- **YOUR TASK**
Every line of the listing must be reproduced as it stands. Leave the images behind.
____________________
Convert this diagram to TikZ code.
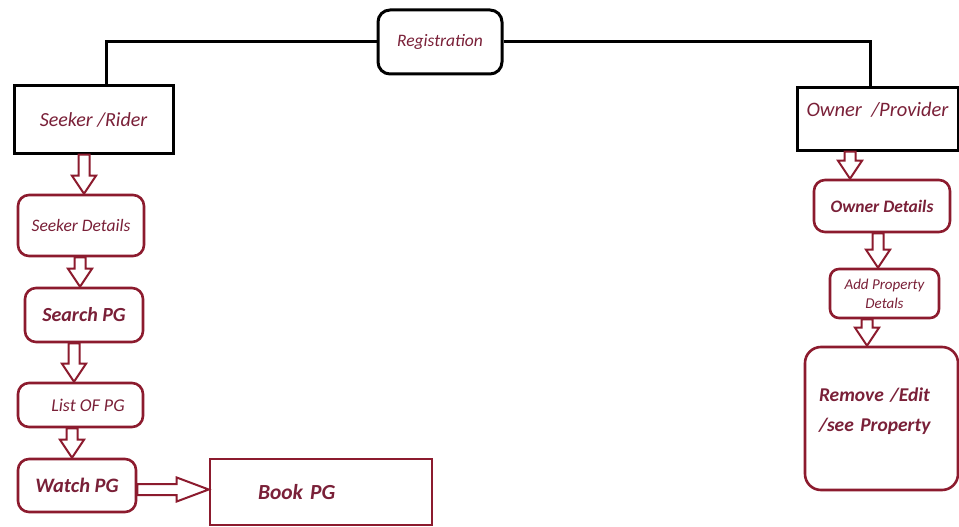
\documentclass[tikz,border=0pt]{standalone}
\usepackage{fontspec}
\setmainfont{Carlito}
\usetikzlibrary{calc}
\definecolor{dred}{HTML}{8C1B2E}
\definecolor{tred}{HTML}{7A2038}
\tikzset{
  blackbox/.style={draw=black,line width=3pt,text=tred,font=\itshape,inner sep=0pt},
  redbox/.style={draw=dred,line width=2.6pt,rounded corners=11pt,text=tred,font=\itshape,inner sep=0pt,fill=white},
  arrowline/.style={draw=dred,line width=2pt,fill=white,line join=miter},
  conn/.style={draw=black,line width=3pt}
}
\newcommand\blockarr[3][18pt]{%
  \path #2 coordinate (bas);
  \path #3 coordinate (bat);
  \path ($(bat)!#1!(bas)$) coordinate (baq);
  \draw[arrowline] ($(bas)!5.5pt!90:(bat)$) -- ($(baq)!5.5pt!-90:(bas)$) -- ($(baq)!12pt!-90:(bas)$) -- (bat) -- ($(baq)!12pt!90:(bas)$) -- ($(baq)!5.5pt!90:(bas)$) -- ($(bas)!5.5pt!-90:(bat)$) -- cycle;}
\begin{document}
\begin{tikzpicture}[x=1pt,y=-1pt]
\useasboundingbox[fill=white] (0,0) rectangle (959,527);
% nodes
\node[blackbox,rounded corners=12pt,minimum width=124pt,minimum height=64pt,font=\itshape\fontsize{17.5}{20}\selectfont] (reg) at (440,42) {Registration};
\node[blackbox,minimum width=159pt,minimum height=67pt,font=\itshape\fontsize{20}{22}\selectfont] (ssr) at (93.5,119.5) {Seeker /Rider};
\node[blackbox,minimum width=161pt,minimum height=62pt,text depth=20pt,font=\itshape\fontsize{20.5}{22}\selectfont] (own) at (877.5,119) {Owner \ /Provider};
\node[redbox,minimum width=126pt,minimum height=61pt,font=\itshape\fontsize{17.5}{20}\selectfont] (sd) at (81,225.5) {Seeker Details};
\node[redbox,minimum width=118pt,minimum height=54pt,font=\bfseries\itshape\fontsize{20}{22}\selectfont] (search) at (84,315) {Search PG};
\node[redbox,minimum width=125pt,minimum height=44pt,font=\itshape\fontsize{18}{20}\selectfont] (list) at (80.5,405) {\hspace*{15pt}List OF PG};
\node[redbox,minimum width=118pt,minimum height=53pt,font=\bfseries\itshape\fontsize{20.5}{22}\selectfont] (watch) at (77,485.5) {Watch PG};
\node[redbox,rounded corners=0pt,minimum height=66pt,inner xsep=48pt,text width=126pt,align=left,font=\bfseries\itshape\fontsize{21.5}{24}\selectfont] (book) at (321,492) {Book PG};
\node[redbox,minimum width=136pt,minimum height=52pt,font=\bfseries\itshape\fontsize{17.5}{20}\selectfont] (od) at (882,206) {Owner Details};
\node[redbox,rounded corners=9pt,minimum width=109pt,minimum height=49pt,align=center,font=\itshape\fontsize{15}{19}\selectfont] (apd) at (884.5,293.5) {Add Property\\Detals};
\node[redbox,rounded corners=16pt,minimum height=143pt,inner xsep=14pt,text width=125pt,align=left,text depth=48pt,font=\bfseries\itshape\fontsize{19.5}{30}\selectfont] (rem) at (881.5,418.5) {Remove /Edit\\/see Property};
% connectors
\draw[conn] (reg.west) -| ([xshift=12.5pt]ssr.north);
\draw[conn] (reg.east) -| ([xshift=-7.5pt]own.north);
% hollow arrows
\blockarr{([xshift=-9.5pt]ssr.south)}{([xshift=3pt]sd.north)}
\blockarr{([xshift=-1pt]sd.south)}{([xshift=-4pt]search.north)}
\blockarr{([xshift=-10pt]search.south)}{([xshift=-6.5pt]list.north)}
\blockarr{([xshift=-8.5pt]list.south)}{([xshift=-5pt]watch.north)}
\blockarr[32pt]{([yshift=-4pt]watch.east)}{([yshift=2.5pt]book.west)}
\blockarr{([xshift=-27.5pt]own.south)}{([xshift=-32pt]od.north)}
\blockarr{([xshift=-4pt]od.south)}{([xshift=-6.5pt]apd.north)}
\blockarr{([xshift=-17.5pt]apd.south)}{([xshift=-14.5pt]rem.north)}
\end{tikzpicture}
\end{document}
____________________
- **EXERCISE RESULT**
Convert this diagram to TikZ code.
\documentclass[tikz,border=0pt]{standalone}
\usepackage{fontspec}
\setmainfont{Carlito}
\usetikzlibrary{calc}
\definecolor{dred}{HTML}{8C1B2E}
\definecolor{tred}{HTML}{7A2038}
\tikzset{
  blackbox/.style={draw=black,line width=3pt,text=tred,font=\itshape,inner sep=0pt},
  redbox/.style={draw=dred,line width=2.6pt,rounded corners=11pt,text=tred,font=\itshape,inner sep=0pt,fill=white},
  arrowline/.style={draw=dred,line width=2pt,fill=white,line join=miter},
  conn/.style={draw=black,line width=3pt}
}
\newcommand\blockarr[3][18pt]{%
  \path #2 coordinate (bas);
  \path #3 coordinate (bat);
  \path ($(bat)!#1!(bas)$) coordinate (baq);
  \draw[arrowline] ($(bas)!5.5pt!90:(bat)$) -- ($(baq)!5.5pt!-90:(bas)$) -- ($(baq)!12pt!-90:(bas)$) -- (bat) -- ($(baq)!12pt!90:(bas)$) -- ($(baq)!5.5pt!90:(bas)$) -- ($(bas)!5.5pt!-90:(bat)$) -- cycle;}
\begin{document}
\begin{tikzpicture}[x=1pt,y=-1pt]
\useasboundingbox[fill=white] (0,0) rectangle (959,527);
% nodes
\node[blackbox,rounded corners=12pt,minimum width=124pt,minimum height=64pt,font=\itshape\fontsize{17.5}{20}\selectfont] (reg) at (440,42) {Registration};
\node[blackbox,minimum width=159pt,minimum height=67pt,font=\itshape\fontsize{20}{22}\selectfont] (ssr) at (93.5,119.5) {Seeker /Rider};
\node[blackbox,minimum width=161pt,minimum height=62pt,text depth=20pt,font=\itshape\fontsize{20.5}{22}\selectfont] (own) at (877.5,119) {Owner \ /Provider};
\node[redbox,minimum width=126pt,minimum height=61pt,font=\itshape\fontsize{17.5}{20}\selectfont] (sd) at (81,225.5) {Seeker Details};
\node[redbox,minimum width=118pt,minimum height=54pt,font=\bfseries\itshape\fontsize{20}{22}\selectfont] (search) at (84,315) {Search PG};
\node[redbox,minimum width=125pt,minimum height=44pt,font=\itshape\fontsize{18}{20}\selectfont] (list) at (80.5,405) {\hspace*{15pt}List OF PG};
\node[redbox,minimum width=118pt,minimum height=53pt,font=\bfseries\itshape\fontsize{20.5}{22}\selectfont] (watch) at (77,485.5) {Watch PG};
\node[redbox,rounded corners=0pt,minimum height=66pt,inner xsep=48pt,text width=126pt,align=left,font=\bfseries\itshape\fontsize{21.5}{24}\selectfont] (book) at (321,492) {Book PG};
\node[redbox,minimum width=136pt,minimum height=52pt,font=\bfseries\itshape\fontsize{17.5}{20}\selectfont] (od) at (882,206) {Owner Details};
\node[redbox,rounded corners=9pt,minimum width=109pt,minimum height=49pt,align=center,font=\itshape\fontsize{15}{19}\selectfont] (apd) at (884.5,293.5) {Add Property\\Detals};
\node[redbox,rounded corners=16pt,minimum height=143pt,inner xsep=14pt,text width=125pt,align=left,text depth=48pt,font=\bfseries\itshape\fontsize{19.5}{30}\selectfont] (rem) at (881.5,418.5) {Remove /Edit\\/see Property};
% connectors
\draw[conn] (reg.west) -| ([xshift=12.5pt]ssr.north);
\draw[conn] (reg.east) -| ([xshift=-7.5pt]own.north);
% hollow arrows
\blockarr{([xshift=-9.5pt]ssr.south)}{([xshift=3pt]sd.north)}
\blockarr{([xshift=-1pt]sd.south)}{([xshift=-4pt]search.north)}
\blockarr{([xshift=-10pt]search.south)}{([xshift=-6.5pt]list.north)}
\blockarr{([xshift=-8.5pt]list.south)}{([xshift=-5pt]watch.north)}
\blockarr[32pt]{([yshift=-4pt]watch.east)}{([yshift=2.5pt]book.west)}
\blockarr{([xshift=-27.5pt]own.south)}{([xshift=-32pt]od.north)}
\blockarr{([xshift=-4pt]od.south)}{([xshift=-6.5pt]apd.north)}
\blockarr{([xshift=-17.5pt]apd.south)}{([xshift=-14.5pt]rem.north)}
\end{tikzpicture}
\end{document}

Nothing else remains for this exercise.